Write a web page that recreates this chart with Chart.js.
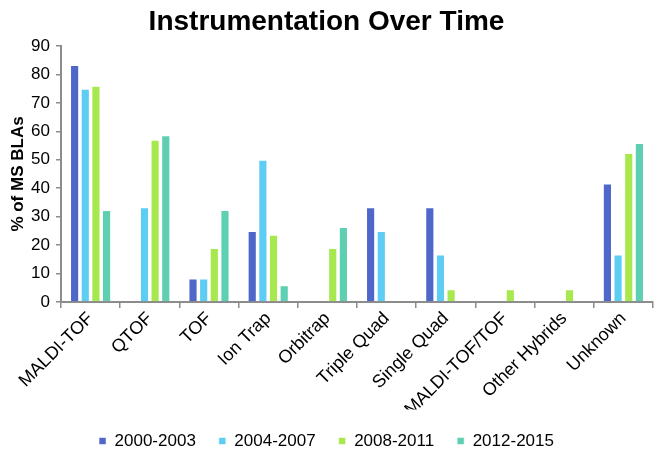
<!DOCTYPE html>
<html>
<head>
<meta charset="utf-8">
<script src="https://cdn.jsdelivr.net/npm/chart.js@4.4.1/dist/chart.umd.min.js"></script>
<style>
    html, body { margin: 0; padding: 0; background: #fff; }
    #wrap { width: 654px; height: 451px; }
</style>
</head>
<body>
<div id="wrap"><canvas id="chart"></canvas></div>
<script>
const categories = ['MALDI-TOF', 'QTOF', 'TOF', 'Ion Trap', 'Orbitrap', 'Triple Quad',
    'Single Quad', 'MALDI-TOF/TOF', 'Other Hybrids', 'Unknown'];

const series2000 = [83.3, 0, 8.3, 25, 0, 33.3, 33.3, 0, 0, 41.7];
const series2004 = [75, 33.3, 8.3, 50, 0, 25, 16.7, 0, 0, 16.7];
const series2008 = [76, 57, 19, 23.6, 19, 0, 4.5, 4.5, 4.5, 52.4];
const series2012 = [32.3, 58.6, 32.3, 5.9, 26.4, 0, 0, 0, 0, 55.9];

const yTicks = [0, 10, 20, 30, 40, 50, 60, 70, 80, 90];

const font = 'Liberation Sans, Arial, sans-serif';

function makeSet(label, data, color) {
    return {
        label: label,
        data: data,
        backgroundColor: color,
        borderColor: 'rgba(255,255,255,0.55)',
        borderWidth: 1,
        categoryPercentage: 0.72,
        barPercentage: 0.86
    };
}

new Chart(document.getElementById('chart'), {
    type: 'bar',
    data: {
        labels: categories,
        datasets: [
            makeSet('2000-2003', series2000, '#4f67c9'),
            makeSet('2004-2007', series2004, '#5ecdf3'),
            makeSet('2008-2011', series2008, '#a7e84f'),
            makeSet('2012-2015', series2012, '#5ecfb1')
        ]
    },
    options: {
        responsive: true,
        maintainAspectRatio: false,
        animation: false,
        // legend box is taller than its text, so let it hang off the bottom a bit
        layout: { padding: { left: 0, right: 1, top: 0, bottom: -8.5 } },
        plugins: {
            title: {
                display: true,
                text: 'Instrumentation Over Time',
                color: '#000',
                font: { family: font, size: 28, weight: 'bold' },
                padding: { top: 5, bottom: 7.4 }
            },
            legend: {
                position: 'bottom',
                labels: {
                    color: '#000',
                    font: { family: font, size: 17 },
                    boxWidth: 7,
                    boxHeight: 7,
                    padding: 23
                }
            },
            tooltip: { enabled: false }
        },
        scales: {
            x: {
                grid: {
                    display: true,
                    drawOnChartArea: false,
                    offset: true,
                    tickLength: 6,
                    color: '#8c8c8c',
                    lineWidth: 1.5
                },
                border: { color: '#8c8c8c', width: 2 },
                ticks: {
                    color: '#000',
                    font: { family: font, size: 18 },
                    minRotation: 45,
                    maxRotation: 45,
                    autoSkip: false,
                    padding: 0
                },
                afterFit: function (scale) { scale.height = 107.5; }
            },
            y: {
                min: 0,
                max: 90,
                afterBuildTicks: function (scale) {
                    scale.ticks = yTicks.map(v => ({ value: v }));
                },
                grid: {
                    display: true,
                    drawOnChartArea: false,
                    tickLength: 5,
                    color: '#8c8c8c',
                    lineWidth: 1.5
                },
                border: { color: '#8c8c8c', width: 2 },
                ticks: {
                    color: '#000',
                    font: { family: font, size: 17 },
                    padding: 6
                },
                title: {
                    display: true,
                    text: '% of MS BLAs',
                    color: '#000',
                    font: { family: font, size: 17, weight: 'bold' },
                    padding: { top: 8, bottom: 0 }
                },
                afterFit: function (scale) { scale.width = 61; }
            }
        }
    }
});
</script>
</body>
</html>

* **PROBLEM REQUIREMENTS**:
Omit each picture, then return all of the listing exactly as it stands.

* **RESULT OF THE EXERCISE**:
Write a web page that recreates this chart with Chart.js.
<!DOCTYPE html>
<html>
<head>
<meta charset="utf-8">
<script src="https://cdn.jsdelivr.net/npm/chart.js@4.4.1/dist/chart.umd.min.js"></script>
<style>
    html, body { margin: 0; padding: 0; background: #fff; }
    #wrap { width: 654px; height: 451px; }
</style>
</head>
<body>
<div id="wrap"><canvas id="chart"></canvas></div>
<script>
const categories = ['MALDI-TOF', 'QTOF', 'TOF', 'Ion Trap', 'Orbitrap', 'Triple Quad',
    'Single Quad', 'MALDI-TOF/TOF', 'Other Hybrids', 'Unknown'];

const series2000 = [83.3, 0, 8.3, 25, 0, 33.3, 33.3, 0, 0, 41.7];
const series2004 = [75, 33.3, 8.3, 50, 0, 25, 16.7, 0, 0, 16.7];
const series2008 = [76, 57, 19, 23.6, 19, 0, 4.5, 4.5, 4.5, 52.4];
const series2012 = [32.3, 58.6, 32.3, 5.9, 26.4, 0, 0, 0, 0, 55.9];

const yTicks = [0, 10, 20, 30, 40, 50, 60, 70, 80, 90];

const font = 'Liberation Sans, Arial, sans-serif';

function makeSet(label, data, color) {
    return {
        label: label,
        data: data,
        backgroundColor: color,
        borderColor: 'rgba(255,255,255,0.55)',
        borderWidth: 1,
        categoryPercentage: 0.72,
        barPercentage: 0.86
    };
}

new Chart(document.getElementById('chart'), {
    type: 'bar',
    data: {
        labels: categories,
        datasets: [
            makeSet('2000-2003', series2000, '#4f67c9'),
            makeSet('2004-2007', series2004, '#5ecdf3'),
            makeSet('2008-2011', series2008, '#a7e84f'),
            makeSet('2012-2015', series2012, '#5ecfb1')
        ]
    },
    options: {
        responsive: true,
        maintainAspectRatio: false,
        animation: false,
        // legend box is taller than its text, so let it hang off the bottom a bit
        layout: { padding: { left: 0, right: 1, top: 0, bottom: -8.5 } },
        plugins: {
            title: {
                display: true,
                text: 'Instrumentation Over Time',
                color: '#000',
                font: { family: font, size: 28, weight: 'bold' },
                padding: { top: 5, bottom: 7.4 }
            },
            legend: {
                position: 'bottom',
                labels: {
                    color: '#000',
                    font: { family: font, size: 17 },
                    boxWidth: 7,
                    boxHeight: 7,
                    padding: 23
                }
            },
            tooltip: { enabled: false }
        },
        scales: {
            x: {
                grid: {
                    display: true,
                    drawOnChartArea: false,
                    offset: true,
                    tickLength: 6,
                    color: '#8c8c8c',
                    lineWidth: 1.5
                },
                border: { color: '#8c8c8c', width: 2 },
                ticks: {
                    color: '#000',
                    font: { family: font, size: 18 },
                    minRotation: 45,
                    maxRotation: 45,
                    autoSkip: false,
                    padding: 0
                },
                afterFit: function (scale) { scale.height = 107.5; }
            },
            y: {
                min: 0,
                max: 90,
                afterBuildTicks: function (scale) {
                    scale.ticks = yTicks.map(v => ({ value: v }));
                },
                grid: {
                    display: true,
                    drawOnChartArea: false,
                    tickLength: 5,
                    color: '#8c8c8c',
                    lineWidth: 1.5
                },
                border: { color: '#8c8c8c', width: 2 },
                ticks: {
                    color: '#000',
                    font: { family: font, size: 17 },
                    padding: 6
                },
                title: {
                    display: true,
                    text: '% of MS BLAs',
                    color: '#000',
                    font: { family: font, size: 17, weight: 'bold' },
                    padding: { top: 8, bottom: 0 }
                },
                afterFit: function (scale) { scale.width = 61; }
            }
        }
    }
});
</script>
</body>
</html>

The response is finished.